As folks have already mentioned, it isn't.  However, for economies of
purchasing, at least one vendor is using the same chip, and bypassing
the ATM part.

> Although the net capacity of 155M ATM is less than 155m POS, their capacity for IP packet
> is really close. I think its nearly the same challenge to pump up a 155M ATM pipe as a
> 155M POS pipe with IP packet for a router.
>
It is actually _much_ easier to pump a 155Mbps POS pipe.  The first one
was a simple graduate student project!

Anyway, to fill you in on a bit of the history:

ATM was presented to the IETF by George Clapp of Ameritech in November
of 1991.  This was the same fellow chairing the IP over Large Public
Data Networks Working Group.  (You remember X.25?)  Bob Hinden (then of
BBN) lead a short meeting on IP over ATM.
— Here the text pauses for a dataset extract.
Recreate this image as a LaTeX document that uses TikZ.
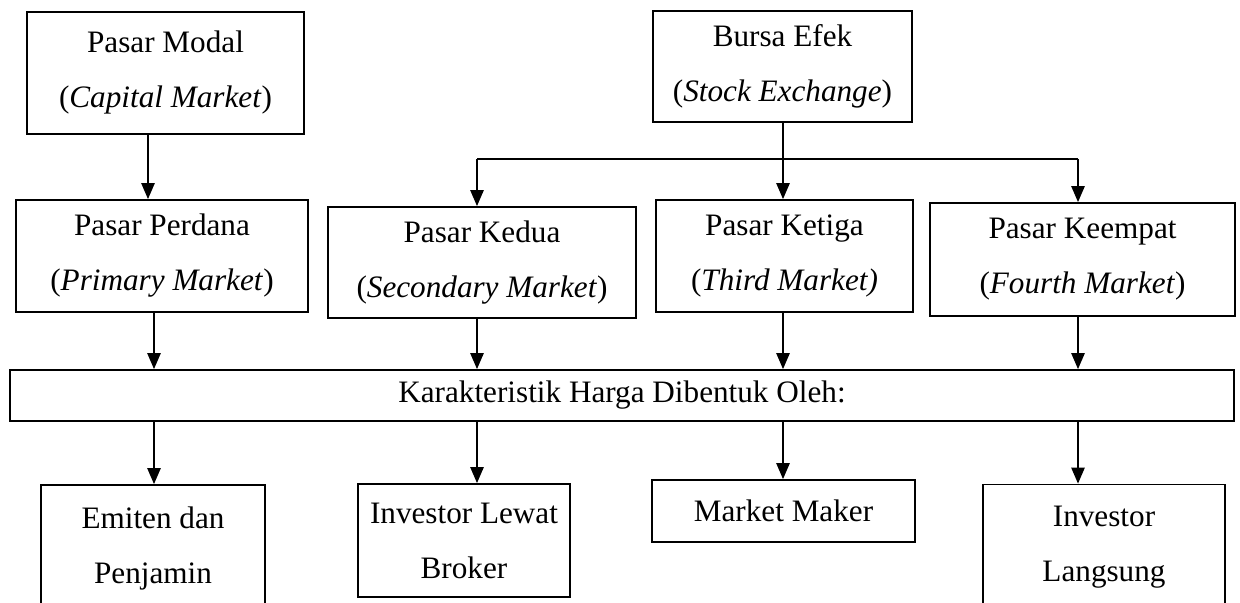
\documentclass[tikz,border=0pt]{standalone}
\usepackage{fontspec}
\setmainfont{Liberation Serif}
\usetikzlibrary{arrows.meta}

\begin{document}
\begin{tikzpicture}
    [
        x=0.5pt, y=-0.5pt,
        market_box/.style={rectangle, draw=black, line width=0.8pt, align=center, inner sep=0pt, font=\fontsize{15.6}{27.5}\selectfont},
        flow_arrow/.style={-{Triangle[width=6.5pt,length=8pt]}, line width=1.2pt, color=black},
        flow_line/.style={line width=1.2pt, color=black},
    ]
        \useasboundingbox (0,0) rectangle (1240,603);
        \node[market_box, minimum width=138.5pt, minimum height=61pt] (modal) at (165.5,73) {Pasar Modal\\(\textit{Capital Market})} ;
        \node[market_box, minimum width=129.5pt, minimum height=55.5pt] (bursa) at (782.5,66.5) {Bursa Efek\\(\textit{Stock Exchange})} ;
        \node[market_box, minimum width=146pt, minimum height=56pt] (perdana) at (162,256) {Pasar Perdana\\(\textit{Primary Market})} ;
        \node[market_box, minimum width=154pt, minimum height=55.5pt] (kedua) at (482,262.5) {Pasar Kedua\\(\textit{Secondary Market})} ;
        \node[market_box, minimum width=128.5pt, minimum height=56pt] (ketiga) at (784.5,256) {Pasar Ketiga\\(\textit{Third Market)}} ;
        \node[market_box, minimum width=152.5pt, minimum height=56.5pt] (keempat) at (1082.5,259.5) {Pasar Keempat\\(\textit{Fourth Market})} ;
        \node[market_box, minimum width=612pt, minimum height=25.5pt] (harga) at (622,395.5) {Karakteristik Harga Dibentuk Oleh:} ;
        \node[market_box, minimum width=112pt, minimum height=63pt] (emiten) at (153,548) {Emiten dan\\Penjamin} ;
        \node[market_box, minimum width=106pt, minimum height=56.5pt] (broker) at (464,540.5) {Investor Lewat\\Broker} ;
        \node[market_box, minimum width=131.5pt, minimum height=31pt] (maker) at (783.5,511) {Market Maker} ;
        \node[market_box, minimum width=121pt, minimum height=63pt] (langsung) at (1104,547.5) {Investor\\Langsung} ;
        % arrow columns
        \coordinate (c0) at (148,0) ;
        \coordinate (c1) at (154,0) ;
        \coordinate (c2) at (477,0) ;
        \coordinate (c3) at (783,0) ;
        \coordinate (c4) at (1078,0) ;
        \coordinate (split) at (783,159) ;
        \draw[flow_arrow] (modal.south -| c0) -- (perdana.north -| c0) ;
        \draw[flow_line] (bursa.south -| c3) -- (split) ;
        \draw[flow_line] (split -| c2) -- (split -| c4) ;
        \draw[flow_arrow] (split -| c2) -- (kedua.north -| c2) ;
        \draw[flow_arrow] (split) -- (ketiga.north -| c3) ;
        \draw[flow_arrow] (split -| c4) -- (keempat.north -| c4) ;
        \draw[flow_arrow] (perdana.south -| c1) -- (harga.north -| c1) ;
        \draw[flow_arrow] (kedua.south -| c2) -- (harga.north -| c2) ;
        \draw[flow_arrow] (ketiga.south -| c3) -- (harga.north -| c3) ;
        \draw[flow_arrow] (keempat.south -| c4) -- (harga.north -| c4) ;
        \draw[flow_arrow] (harga.south -| c1) -- (emiten.north -| c1) ;
        \draw[flow_arrow] (harga.south -| c2) -- (broker.north -| c2) ;
        \draw[flow_arrow] (harga.south -| c3) -- (maker.north -| c3) ;
        \draw[flow_arrow] (harga.south -| c4) -- (langsung.north -| c4) ;
    \end{tikzpicture}
\end{document}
Several of us in the back of the room got together, saying this is much
too complicated, there has to be a better way.  There was a bit of
discussion over on the end-to-end-interest list.  Craig Partridge
wanted a simple PPP-like encapsulation.  And so, it fell to me, the
Editor of the PPP WG, to study SONET and SDH and their differences
(at least 3 months of unpaid work), buying books and specifications,
talking to folks at Bellcore, BBN, etc., and come up with something
simpler.  Which was completed mid-1992.  A prototype was built at SUNY
Buffalo.

Unfortunately, the IESG member (Steve Knowles) responsible for the PPP
WG thought nobody would ever build PPP Over SONET commercially, because
ATM was the next big thing.  And George Clapp and others in IPLPDN were
adamantly opposed to the PPP WG covering something they considered their
turf ("large public data networks".  So, we were restricted to a design
for short-haul private networks.  And the IETF standards process was in
flux, so we didn't know whether to publish as Experimental or Proposed
Standard.  These political problems delayed publication until 1994.

Finally, a commercial vendor (NetStar) decided that they could build it.
And Cisco got wind of the project.  Cisco hates to be second to market,
so they quickly came out with their own, beating NetStar by a few weeks.

Unfortunately, we've since learned a few things.  Features that work
fine in a private network fail with the large carrier networks.  For
example, a widely deployed ATT/Lucent chip has a 200 millisecond DC
bias.  This blatantly fails to meet both SONET and SDH clock recovery
requirements, but is good enough for voice.

There were also some other problems with Cisco's quick project.  But,
the folks there did the honorable thing (how rare) and offered a free
replacement for all their fielded boards!

Last Fall, the large carriers were up in arms about the DC bias problem;
and unlike Cisco, would not replace their bad boards.  They insist that
we change, instead.  It turns out that it doesn't matter much to us, as
it never happens by accident.  Even when directly induced (the killer
packet), it only happens about 1 out of 2,000 packets.  Compared to
MAE-East, this is nothing....  With a heterogeneous mix of traffic, it
would never be noticed.

I've put together a compendium of the problems encountered in large
carriers, and proposed solutions.  I just split it into 3 related
internet-drafts last week, and they should be up on the net whenever the
busy drafts person gets them posted, probably by the end of the week.